→ WHAT THE EXERCISE ASKS
Transcribe all of the records word for word, but omit the pictures.

═══ DATA FOR PROCESSING ═══

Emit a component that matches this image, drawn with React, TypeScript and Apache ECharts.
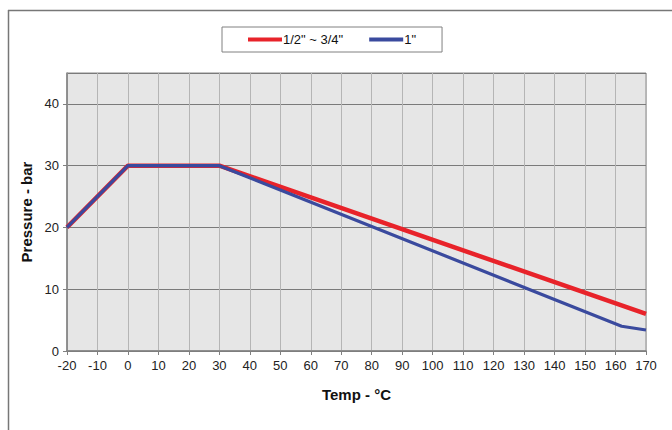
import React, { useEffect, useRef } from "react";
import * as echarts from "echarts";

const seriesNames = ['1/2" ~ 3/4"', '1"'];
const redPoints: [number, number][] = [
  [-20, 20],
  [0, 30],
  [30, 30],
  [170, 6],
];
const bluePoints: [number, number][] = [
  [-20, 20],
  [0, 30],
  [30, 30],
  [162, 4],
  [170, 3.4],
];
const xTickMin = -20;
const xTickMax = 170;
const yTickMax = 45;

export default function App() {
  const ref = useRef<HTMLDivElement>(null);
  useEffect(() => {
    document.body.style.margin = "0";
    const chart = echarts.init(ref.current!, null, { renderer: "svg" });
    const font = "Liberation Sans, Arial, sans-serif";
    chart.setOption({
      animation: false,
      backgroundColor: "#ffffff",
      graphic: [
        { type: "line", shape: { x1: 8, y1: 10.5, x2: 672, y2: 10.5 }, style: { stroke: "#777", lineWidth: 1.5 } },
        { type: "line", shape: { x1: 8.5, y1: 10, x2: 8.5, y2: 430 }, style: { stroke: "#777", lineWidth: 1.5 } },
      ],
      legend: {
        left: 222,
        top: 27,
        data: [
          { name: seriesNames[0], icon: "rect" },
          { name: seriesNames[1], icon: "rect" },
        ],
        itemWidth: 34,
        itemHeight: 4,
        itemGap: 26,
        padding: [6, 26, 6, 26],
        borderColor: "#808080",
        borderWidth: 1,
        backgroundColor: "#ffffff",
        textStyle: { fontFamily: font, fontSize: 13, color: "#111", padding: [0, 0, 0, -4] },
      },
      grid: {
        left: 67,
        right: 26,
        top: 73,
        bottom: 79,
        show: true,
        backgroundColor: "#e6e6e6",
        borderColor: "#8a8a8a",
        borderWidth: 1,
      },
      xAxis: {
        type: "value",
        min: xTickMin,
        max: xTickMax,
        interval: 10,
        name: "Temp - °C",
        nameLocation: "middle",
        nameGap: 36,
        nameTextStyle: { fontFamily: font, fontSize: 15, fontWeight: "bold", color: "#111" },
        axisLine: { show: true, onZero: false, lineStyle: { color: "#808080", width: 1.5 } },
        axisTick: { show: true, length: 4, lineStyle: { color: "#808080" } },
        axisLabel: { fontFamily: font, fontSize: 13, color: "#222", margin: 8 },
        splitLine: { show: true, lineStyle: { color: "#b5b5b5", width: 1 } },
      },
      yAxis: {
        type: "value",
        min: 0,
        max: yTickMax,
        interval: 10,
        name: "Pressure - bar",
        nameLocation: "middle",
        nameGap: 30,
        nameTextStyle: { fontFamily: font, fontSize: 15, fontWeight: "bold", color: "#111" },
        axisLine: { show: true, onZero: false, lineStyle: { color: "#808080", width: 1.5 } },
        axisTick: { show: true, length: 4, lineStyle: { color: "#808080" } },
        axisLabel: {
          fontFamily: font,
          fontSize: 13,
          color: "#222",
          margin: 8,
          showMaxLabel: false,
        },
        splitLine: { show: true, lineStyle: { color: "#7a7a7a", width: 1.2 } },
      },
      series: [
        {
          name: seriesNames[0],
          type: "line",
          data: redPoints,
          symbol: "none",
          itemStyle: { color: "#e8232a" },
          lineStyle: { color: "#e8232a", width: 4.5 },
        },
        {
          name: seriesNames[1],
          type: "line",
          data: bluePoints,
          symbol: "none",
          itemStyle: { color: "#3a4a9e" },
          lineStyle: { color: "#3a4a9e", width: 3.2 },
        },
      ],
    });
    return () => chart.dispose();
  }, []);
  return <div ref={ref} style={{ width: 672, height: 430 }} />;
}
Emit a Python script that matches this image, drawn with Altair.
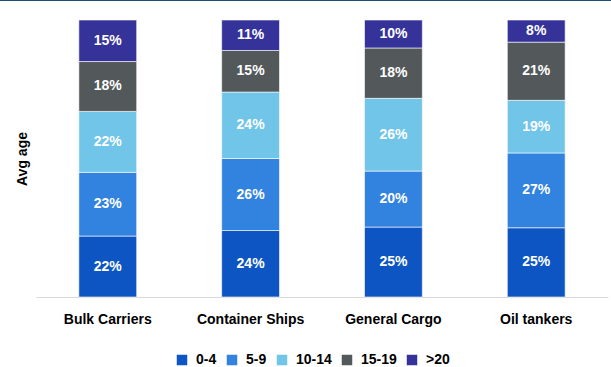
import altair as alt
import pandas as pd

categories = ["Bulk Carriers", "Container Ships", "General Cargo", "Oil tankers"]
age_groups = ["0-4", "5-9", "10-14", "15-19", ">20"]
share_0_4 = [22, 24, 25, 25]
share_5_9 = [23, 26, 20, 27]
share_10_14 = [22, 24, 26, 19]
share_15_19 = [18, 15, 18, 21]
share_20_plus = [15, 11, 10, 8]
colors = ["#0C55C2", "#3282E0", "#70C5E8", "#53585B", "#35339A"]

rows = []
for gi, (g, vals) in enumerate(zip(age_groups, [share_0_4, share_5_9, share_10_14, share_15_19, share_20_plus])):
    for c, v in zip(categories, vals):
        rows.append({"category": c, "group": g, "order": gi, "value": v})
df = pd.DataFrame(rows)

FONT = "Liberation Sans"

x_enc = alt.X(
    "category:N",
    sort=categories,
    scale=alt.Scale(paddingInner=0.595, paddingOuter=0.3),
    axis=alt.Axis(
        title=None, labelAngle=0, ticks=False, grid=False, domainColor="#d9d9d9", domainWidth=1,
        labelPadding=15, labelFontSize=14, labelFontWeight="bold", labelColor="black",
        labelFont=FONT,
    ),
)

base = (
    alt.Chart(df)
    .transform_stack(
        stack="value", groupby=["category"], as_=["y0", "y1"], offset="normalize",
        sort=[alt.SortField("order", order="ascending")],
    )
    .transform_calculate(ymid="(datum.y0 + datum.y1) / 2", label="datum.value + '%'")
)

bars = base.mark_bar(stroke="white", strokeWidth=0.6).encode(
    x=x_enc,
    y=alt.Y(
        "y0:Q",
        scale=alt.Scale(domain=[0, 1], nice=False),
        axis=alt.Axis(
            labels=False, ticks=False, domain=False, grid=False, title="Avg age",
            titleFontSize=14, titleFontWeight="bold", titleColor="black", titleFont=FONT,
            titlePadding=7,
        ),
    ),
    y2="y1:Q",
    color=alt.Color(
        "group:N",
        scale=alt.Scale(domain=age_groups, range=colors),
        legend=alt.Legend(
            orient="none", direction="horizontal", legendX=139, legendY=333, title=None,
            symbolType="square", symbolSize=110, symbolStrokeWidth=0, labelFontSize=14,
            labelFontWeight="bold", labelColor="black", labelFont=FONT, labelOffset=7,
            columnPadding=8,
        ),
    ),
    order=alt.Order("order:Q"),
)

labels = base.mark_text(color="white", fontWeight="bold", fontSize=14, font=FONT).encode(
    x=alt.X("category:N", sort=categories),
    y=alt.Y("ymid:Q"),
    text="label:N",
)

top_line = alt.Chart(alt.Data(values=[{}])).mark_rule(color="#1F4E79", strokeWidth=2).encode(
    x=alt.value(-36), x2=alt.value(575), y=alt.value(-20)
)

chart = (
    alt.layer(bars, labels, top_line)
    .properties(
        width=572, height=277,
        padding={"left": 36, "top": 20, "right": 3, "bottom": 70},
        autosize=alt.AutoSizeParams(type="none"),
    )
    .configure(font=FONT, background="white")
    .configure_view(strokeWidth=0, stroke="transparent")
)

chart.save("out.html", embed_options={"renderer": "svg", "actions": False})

═══

→ ANSWER FOR THIS EXERCISE
Emit a component that matches this image, drawn with React, TypeScript and Apache ECharts.
import React, { useEffect, useRef } from "react";
import * as echarts from "echarts";

const seriesNames = ['1/2" ~ 3/4"', '1"'];
const redPoints: [number, number][] = [
  [-20, 20],
  [0, 30],
  [30, 30],
  [170, 6],
];
const bluePoints: [number, number][] = [
  [-20, 20],
  [0, 30],
  [30, 30],
  [162, 4],
  [170, 3.4],
];
const xTickMin = -20;
const xTickMax = 170;
const yTickMax = 45;

export default function App() {
  const ref = useRef<HTMLDivElement>(null);
  useEffect(() => {
    document.body.style.margin = "0";
    const chart = echarts.init(ref.current!, null, { renderer: "svg" });
    const font = "Liberation Sans, Arial, sans-serif";
    chart.setOption({
      animation: false,
      backgroundColor: "#ffffff",
      graphic: [
        { type: "line", shape: { x1: 8, y1: 10.5, x2: 672, y2: 10.5 }, style: { stroke: "#777", lineWidth: 1.5 } },
        { type: "line", shape: { x1: 8.5, y1: 10, x2: 8.5, y2: 430 }, style: { stroke: "#777", lineWidth: 1.5 } },
      ],
      legend: {
        left: 222,
        top: 27,
        data: [
          { name: seriesNames[0], icon: "rect" },
          { name: seriesNames[1], icon: "rect" },
        ],
        itemWidth: 34,
        itemHeight: 4,
        itemGap: 26,
        padding: [6, 26, 6, 26],
        borderColor: "#808080",
        borderWidth: 1,
        backgroundColor: "#ffffff",
        textStyle: { fontFamily: font, fontSize: 13, color: "#111", padding: [0, 0, 0, -4] },
      },
      grid: {
        left: 67,
        right: 26,
        top: 73,
        bottom: 79,
        show: true,
        backgroundColor: "#e6e6e6",
        borderColor: "#8a8a8a",
        borderWidth: 1,
      },
      xAxis: {
        type: "value",
        min: xTickMin,
        max: xTickMax,
        interval: 10,
        name: "Temp - °C",
        nameLocation: "middle",
        nameGap: 36,
        nameTextStyle: { fontFamily: font, fontSize: 15, fontWeight: "bold", color: "#111" },
        axisLine: { show: true, onZero: false, lineStyle: { color: "#808080", width: 1.5 } },
        axisTick: { show: true, length: 4, lineStyle: { color: "#808080" } },
        axisLabel: { fontFamily: font, fontSize: 13, color: "#222", margin: 8 },
        splitLine: { show: true, lineStyle: { color: "#b5b5b5", width: 1 } },
      },
      yAxis: {
        type: "value",
        min: 0,
        max: yTickMax,
        interval: 10,
        name: "Pressure - bar",
        nameLocation: "middle",
        nameGap: 30,
        nameTextStyle: { fontFamily: font, fontSize: 15, fontWeight: "bold", color: "#111" },
        axisLine: { show: true, onZero: false, lineStyle: { color: "#808080", width: 1.5 } },
        axisTick: { show: true, length: 4, lineStyle: { color: "#808080" } },
        axisLabel: {
          fontFamily: font,
          fontSize: 13,
          color: "#222",
          margin: 8,
          showMaxLabel: false,
        },
        splitLine: { show: true, lineStyle: { color: "#7a7a7a", width: 1.2 } },
      },
      series: [
        {
          name: seriesNames[0],
          type: "line",
          data: redPoints,
          symbol: "none",
          itemStyle: { color: "#e8232a" },
          lineStyle: { color: "#e8232a", width: 4.5 },
        },
        {
          name: seriesNames[1],
          type: "line",
          data: bluePoints,
          symbol: "none",
          itemStyle: { color: "#3a4a9e" },
          lineStyle: { color: "#3a4a9e", width: 3.2 },
        },
      ],
    });
    return () => chart.dispose();
  }, []);
  return <div ref={ref} style={{ width: 672, height: 430 }} />;
}
Emit a Python script that matches this image, drawn with Altair.
import altair as alt
import pandas as pd

categories = ["Bulk Carriers", "Container Ships", "General Cargo", "Oil tankers"]
age_groups = ["0-4", "5-9", "10-14", "15-19", ">20"]
share_0_4 = [22, 24, 25, 25]
share_5_9 = [23, 26, 20, 27]
share_10_14 = [22, 24, 26, 19]
share_15_19 = [18, 15, 18, 21]
share_20_plus = [15, 11, 10, 8]
colors = ["#0C55C2", "#3282E0", "#70C5E8", "#53585B", "#35339A"]

rows = []
for gi, (g, vals) in enumerate(zip(age_groups, [share_0_4, share_5_9, share_10_14, share_15_19, share_20_plus])):
    for c, v in zip(categories, vals):
        rows.append({"category": c, "group": g, "order": gi, "value": v})
df = pd.DataFrame(rows)

FONT = "Liberation Sans"

x_enc = alt.X(
    "category:N",
    sort=categories,
    scale=alt.Scale(paddingInner=0.595, paddingOuter=0.3),
    axis=alt.Axis(
        title=None, labelAngle=0, ticks=False, grid=False, domainColor="#d9d9d9", domainWidth=1,
        labelPadding=15, labelFontSize=14, labelFontWeight="bold", labelColor="black",
        labelFont=FONT,
    ),
)

base = (
    alt.Chart(df)
    .transform_stack(
        stack="value", groupby=["category"], as_=["y0", "y1"], offset="normalize",
        sort=[alt.SortField("order", order="ascending")],
    )
    .transform_calculate(ymid="(datum.y0 + datum.y1) / 2", label="datum.value + '%'")
)

bars = base.mark_bar(stroke="white", strokeWidth=0.6).encode(
    x=x_enc,
    y=alt.Y(
        "y0:Q",
        scale=alt.Scale(domain=[0, 1], nice=False),
        axis=alt.Axis(
            labels=False, ticks=False, domain=False, grid=False, title="Avg age",
            titleFontSize=14, titleFontWeight="bold", titleColor="black", titleFont=FONT,
            titlePadding=7,
        ),
    ),
    y2="y1:Q",
    color=alt.Color(
        "group:N",
        scale=alt.Scale(domain=age_groups, range=colors),
        legend=alt.Legend(
            orient="none", direction="horizontal", legendX=139, legendY=333, title=None,
            symbolType="square", symbolSize=110, symbolStrokeWidth=0, labelFontSize=14,
            labelFontWeight="bold", labelColor="black", labelFont=FONT, labelOffset=7,
            columnPadding=8,
        ),
    ),
    order=alt.Order("order:Q"),
)

labels = base.mark_text(color="white", fontWeight="bold", fontSize=14, font=FONT).encode(
    x=alt.X("category:N", sort=categories),
    y=alt.Y("ymid:Q"),
    text="label:N",
)

top_line = alt.Chart(alt.Data(values=[{}])).mark_rule(color="#1F4E79", strokeWidth=2).encode(
    x=alt.value(-36), x2=alt.value(575), y=alt.value(-20)
)

chart = (
    alt.layer(bars, labels, top_line)
    .properties(
        width=572, height=277,
        padding={"left": 36, "top": 20, "right": 3, "bottom": 70},
        autosize=alt.AutoSizeParams(type="none"),
    )
    .configure(font=FONT, background="white")
    .configure_view(strokeWidth=0, stroke="transparent")
)

chart.save("out.html", embed_options={"renderer": "svg", "actions": False})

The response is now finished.